=== EXERCISE ===
Reproduce the listing word for word. Skip any image.

=== SOURCE MATERIAL ===
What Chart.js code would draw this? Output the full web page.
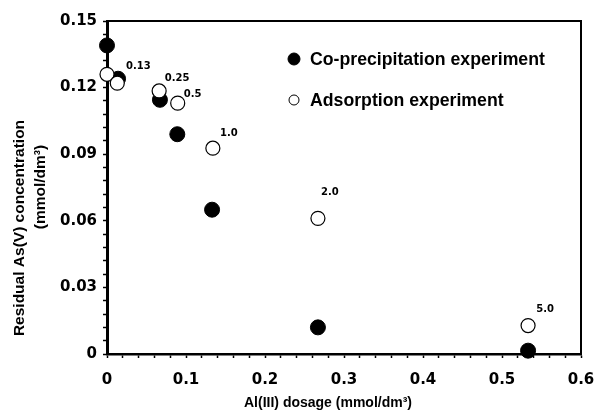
<!DOCTYPE html>
<html>
<head>
<meta charset="utf-8">
<style>
  html, body { margin: 0; padding: 0; background: #fff; }
  #wrap { width: 594px; height: 418px; position: relative; }
</style>
<script src="https://cdn.jsdelivr.net/npm/chart.js@4/dist/chart.umd.min.js"></script>
</head>
<body>
<div id="wrap"><canvas id="grafico"></canvas></div>
<script>
// Al(III) dosage (mmol/dm3) and residual As(V) (mmol/dm3)
var dosisCopre = [0, 0.014, 0.067, 0.089, 0.133, 0.267, 0.533];
var asCopre    = [0.139, 0.124, 0.1145, 0.099, 0.065, 0.012, 0.0015];
var dosisAds   = [0, 0.013, 0.066, 0.0895, 0.134, 0.267, 0.533];
var asAds      = [0.126, 0.122, 0.1185, 0.113, 0.0927, 0.0611, 0.0128];
// Al/As molar ratio written next to the adsorption points (null = no label)
var etiquetasRatio = [null, '0.13', '0.25', '0.5', '1.0', '2.0', '5.0'];

var nombresSeries = ['Co-precipitation experiment', 'Adsorption experiment'];
var ticksY = [0, 0.03, 0.06, 0.09, 0.12, 0.15];
var ticksX = [0, 0.1, 0.2, 0.3, 0.4, 0.5, 0.6];

// label offsets from their point, in px
var desplazEtiqueta = [null, [21, -17], [18, -13], [15, -9], [16, -15], [12, -26], [17, -16]];

function puntos(xs, ys) {
    return xs.map(function (x, i) { return { x: x, y: ys[i] }; });
}

function esMayor(v, lista) {
    return lista.some(function (t) { return Math.abs(v - t) < 1e-9; });
}

var fuenteTicks = { family: 'DejaVu Sans', size: 15, weight: 'bold' };

var extras = {
    id: 'extras',
    afterDraw: function (chart) {
        var c = chart.ctx, a = chart.chartArea;
        c.save();
        // top and right frame
        c.strokeStyle = '#000';
        c.lineWidth = 2;
        c.beginPath();
        c.moveTo(a.left, a.top);
        c.lineTo(a.right, a.top);
        c.lineTo(a.right, a.bottom);
        c.stroke();

        // ratio labels
        var meta = chart.getDatasetMeta(1);
        c.fillStyle = '#000';
        c.font = 'bold 10px "DejaVu Sans"';
        c.textAlign = 'center';
        c.textBaseline = 'middle';
        etiquetasRatio.forEach(function (t, i) {
            if (!t) return;
            var p = meta.data[i];
            c.fillText(t, p.x + desplazEtiqueta[i][0], p.y + desplazEtiqueta[i][1]);
        });

        // legend inside the plot
        var lx = 294, ly = [59, 100];
        var ds = chart.data.datasets;
        c.font = 'bold 17.7px "Liberation Sans"';
        c.textAlign = 'left';
        ds.forEach(function (d, i) {
            c.beginPath();
            c.arc(lx, ly[i], i === 0 ? 6 : 5, 0, Math.PI * 2);
            c.fillStyle = d.backgroundColor;
            c.fill();
            c.lineWidth = 1;
            c.strokeStyle = '#000';
            c.stroke();
            c.fillStyle = '#000';
            c.fillText(nombresSeries[i], 310, ly[i] + 1);
        });

        // axis titles
        c.font = 'bold 14px "Liberation Sans"';
        c.textAlign = 'center';
        c.fillText('Al(III) dosage (mmol/dm\u00b3)', 328, 403);
        c.translate(20, 228);
        c.rotate(-Math.PI / 2);
        c.font = 'bold 15.5px "Liberation Sans"';
        c.fillText('Residual As(V) concentration', 0, 0);
        c.fillText('(mmol/dm\u00b3)', 41, 21);
        c.restore();
    }
};

new Chart(document.getElementById('grafico'), {
    type: 'scatter',
    data: {
        datasets: [
            {
                label: nombresSeries[0],
                data: puntos(dosisCopre, asCopre),
                backgroundColor: '#000',
                borderColor: '#000',
                borderWidth: 1,
                pointRadius: 7.5,
                order: 1,
                clip: false
            },
            {
                label: nombresSeries[1],
                data: puntos(dosisAds, asAds),
                backgroundColor: '#fff',
                borderColor: '#000',
                borderWidth: 1.2,
                pointRadius: 7,
                order: 0,
                clip: false
            }
        ]
    },
    options: {
        responsive: true,
        maintainAspectRatio: false,
        animation: false,
        layout: { padding: { left: 0, right: 13, top: 21, bottom: 0 } },
        plugins: { legend: { display: false }, tooltip: { enabled: false } },
        scales: {
            x: {
                type: 'linear', min: 0, max: 0.6,
                afterFit: function (s) { s.height = 64; s.paddingLeft = 0; s.paddingRight = 0; },
                border: { display: true, color: '#000', width: 2.5 },
                grid: { drawOnChartArea: false, tickLength: 4, tickColor: '#000', tickWidth: 1.5 },
                ticks: {
                    stepSize: 0.02, autoSkip: false, maxRotation: 0,
                    color: '#000', font: fuenteTicks, padding: 13,
                    callback: function (v) { return esMayor(v, ticksX) ? String(Math.round(v * 10) / 10) : ''; }
                }
            },
            y: {
                type: 'linear', min: 0, max: 0.15,
                afterFit: function (s) { s.width = 107; s.paddingTop = 0; s.paddingBottom = 0; },
                border: { display: true, color: '#000', width: 3 },
                grid: { drawOnChartArea: false, tickLength: 4, tickColor: '#000', tickWidth: 1.5 },
                ticks: {
                    stepSize: 0.006, autoSkip: false,
                    color: '#000', font: fuenteTicks, padding: 6,
                    callback: function (v) { return esMayor(v, ticksY) ? String(Math.round(v * 100) / 100) : ''; }
                }
            }
        }
    },
    plugins: [extras]
});
</script>
</body>
</html>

=== OUTPUT OF THE TASK ===
What Chart.js code would draw this? Output the full web page.
<!DOCTYPE html>
<html>
<head>
<meta charset="utf-8">
<style>
  html, body { margin: 0; padding: 0; background: #fff; }
  #wrap { width: 594px; height: 418px; position: relative; }
</style>
<script src="https://cdn.jsdelivr.net/npm/chart.js@4/dist/chart.umd.min.js"></script>
</head>
<body>
<div id="wrap"><canvas id="grafico"></canvas></div>
<script>
// Al(III) dosage (mmol/dm3) and residual As(V) (mmol/dm3)
var dosisCopre = [0, 0.014, 0.067, 0.089, 0.133, 0.267, 0.533];
var asCopre    = [0.139, 0.124, 0.1145, 0.099, 0.065, 0.012, 0.0015];
var dosisAds   = [0, 0.013, 0.066, 0.0895, 0.134, 0.267, 0.533];
var asAds      = [0.126, 0.122, 0.1185, 0.113, 0.0927, 0.0611, 0.0128];
// Al/As molar ratio written next to the adsorption points (null = no label)
var etiquetasRatio = [null, '0.13', '0.25', '0.5', '1.0', '2.0', '5.0'];

var nombresSeries = ['Co-precipitation experiment', 'Adsorption experiment'];
var ticksY = [0, 0.03, 0.06, 0.09, 0.12, 0.15];
var ticksX = [0, 0.1, 0.2, 0.3, 0.4, 0.5, 0.6];

// label offsets from their point, in px
var desplazEtiqueta = [null, [21, -17], [18, -13], [15, -9], [16, -15], [12, -26], [17, -16]];

function puntos(xs, ys) {
    return xs.map(function (x, i) { return { x: x, y: ys[i] }; });
}

function esMayor(v, lista) {
    return lista.some(function (t) { return Math.abs(v - t) < 1e-9; });
}

var fuenteTicks = { family: 'DejaVu Sans', size: 15, weight: 'bold' };

var extras = {
    id: 'extras',
    afterDraw: function (chart) {
        var c = chart.ctx, a = chart.chartArea;
        c.save();
        // top and right frame
        c.strokeStyle = '#000';
        c.lineWidth = 2;
        c.beginPath();
        c.moveTo(a.left, a.top);
        c.lineTo(a.right, a.top);
        c.lineTo(a.right, a.bottom);
        c.stroke();

        // ratio labels
        var meta = chart.getDatasetMeta(1);
        c.fillStyle = '#000';
        c.font = 'bold 10px "DejaVu Sans"';
        c.textAlign = 'center';
        c.textBaseline = 'middle';
        etiquetasRatio.forEach(function (t, i) {
            if (!t) return;
            var p = meta.data[i];
            c.fillText(t, p.x + desplazEtiqueta[i][0], p.y + desplazEtiqueta[i][1]);
        });

        // legend inside the plot
        var lx = 294, ly = [59, 100];
        var ds = chart.data.datasets;
        c.font = 'bold 17.7px "Liberation Sans"';
        c.textAlign = 'left';
        ds.forEach(function (d, i) {
            c.beginPath();
            c.arc(lx, ly[i], i === 0 ? 6 : 5, 0, Math.PI * 2);
            c.fillStyle = d.backgroundColor;
            c.fill();
            c.lineWidth = 1;
            c.strokeStyle = '#000';
            c.stroke();
            c.fillStyle = '#000';
            c.fillText(nombresSeries[i], 310, ly[i] + 1);
        });

        // axis titles
        c.font = 'bold 14px "Liberation Sans"';
        c.textAlign = 'center';
        c.fillText('Al(III) dosage (mmol/dm\u00b3)', 328, 403);
        c.translate(20, 228);
        c.rotate(-Math.PI / 2);
        c.font = 'bold 15.5px "Liberation Sans"';
        c.fillText('Residual As(V) concentration', 0, 0);
        c.fillText('(mmol/dm\u00b3)', 41, 21);
        c.restore();
    }
};

new Chart(document.getElementById('grafico'), {
    type: 'scatter',
    data: {
        datasets: [
            {
                label: nombresSeries[0],
                data: puntos(dosisCopre, asCopre),
                backgroundColor: '#000',
                borderColor: '#000',
                borderWidth: 1,
                pointRadius: 7.5,
                order: 1,
                clip: false
            },
            {
                label: nombresSeries[1],
                data: puntos(dosisAds, asAds),
                backgroundColor: '#fff',
                borderColor: '#000',
                borderWidth: 1.2,
                pointRadius: 7,
                order: 0,
                clip: false
            }
        ]
    },
    options: {
        responsive: true,
        maintainAspectRatio: false,
        animation: false,
        layout: { padding: { left: 0, right: 13, top: 21, bottom: 0 } },
        plugins: { legend: { display: false }, tooltip: { enabled: false } },
        scales: {
            x: {
                type: 'linear', min: 0, max: 0.6,
                afterFit: function (s) { s.height = 64; s.paddingLeft = 0; s.paddingRight = 0; },
                border: { display: true, color: '#000', width: 2.5 },
                grid: { drawOnChartArea: false, tickLength: 4, tickColor: '#000', tickWidth: 1.5 },
                ticks: {
                    stepSize: 0.02, autoSkip: false, maxRotation: 0,
                    color: '#000', font: fuenteTicks, padding: 13,
                    callback: function (v) { return esMayor(v, ticksX) ? String(Math.round(v * 10) / 10) : ''; }
                }
            },
            y: {
                type: 'linear', min: 0, max: 0.15,
                afterFit: function (s) { s.width = 107; s.paddingTop = 0; s.paddingBottom = 0; },
                border: { display: true, color: '#000', width: 3 },
                grid: { drawOnChartArea: false, tickLength: 4, tickColor: '#000', tickWidth: 1.5 },
                ticks: {
                    stepSize: 0.006, autoSkip: false,
                    color: '#000', font: fuenteTicks, padding: 6,
                    callback: function (v) { return esMayor(v, ticksY) ? String(Math.round(v * 100) / 100) : ''; }
                }
            }
        }
    },
    plugins: [extras]
});
</script>
</body>
</html>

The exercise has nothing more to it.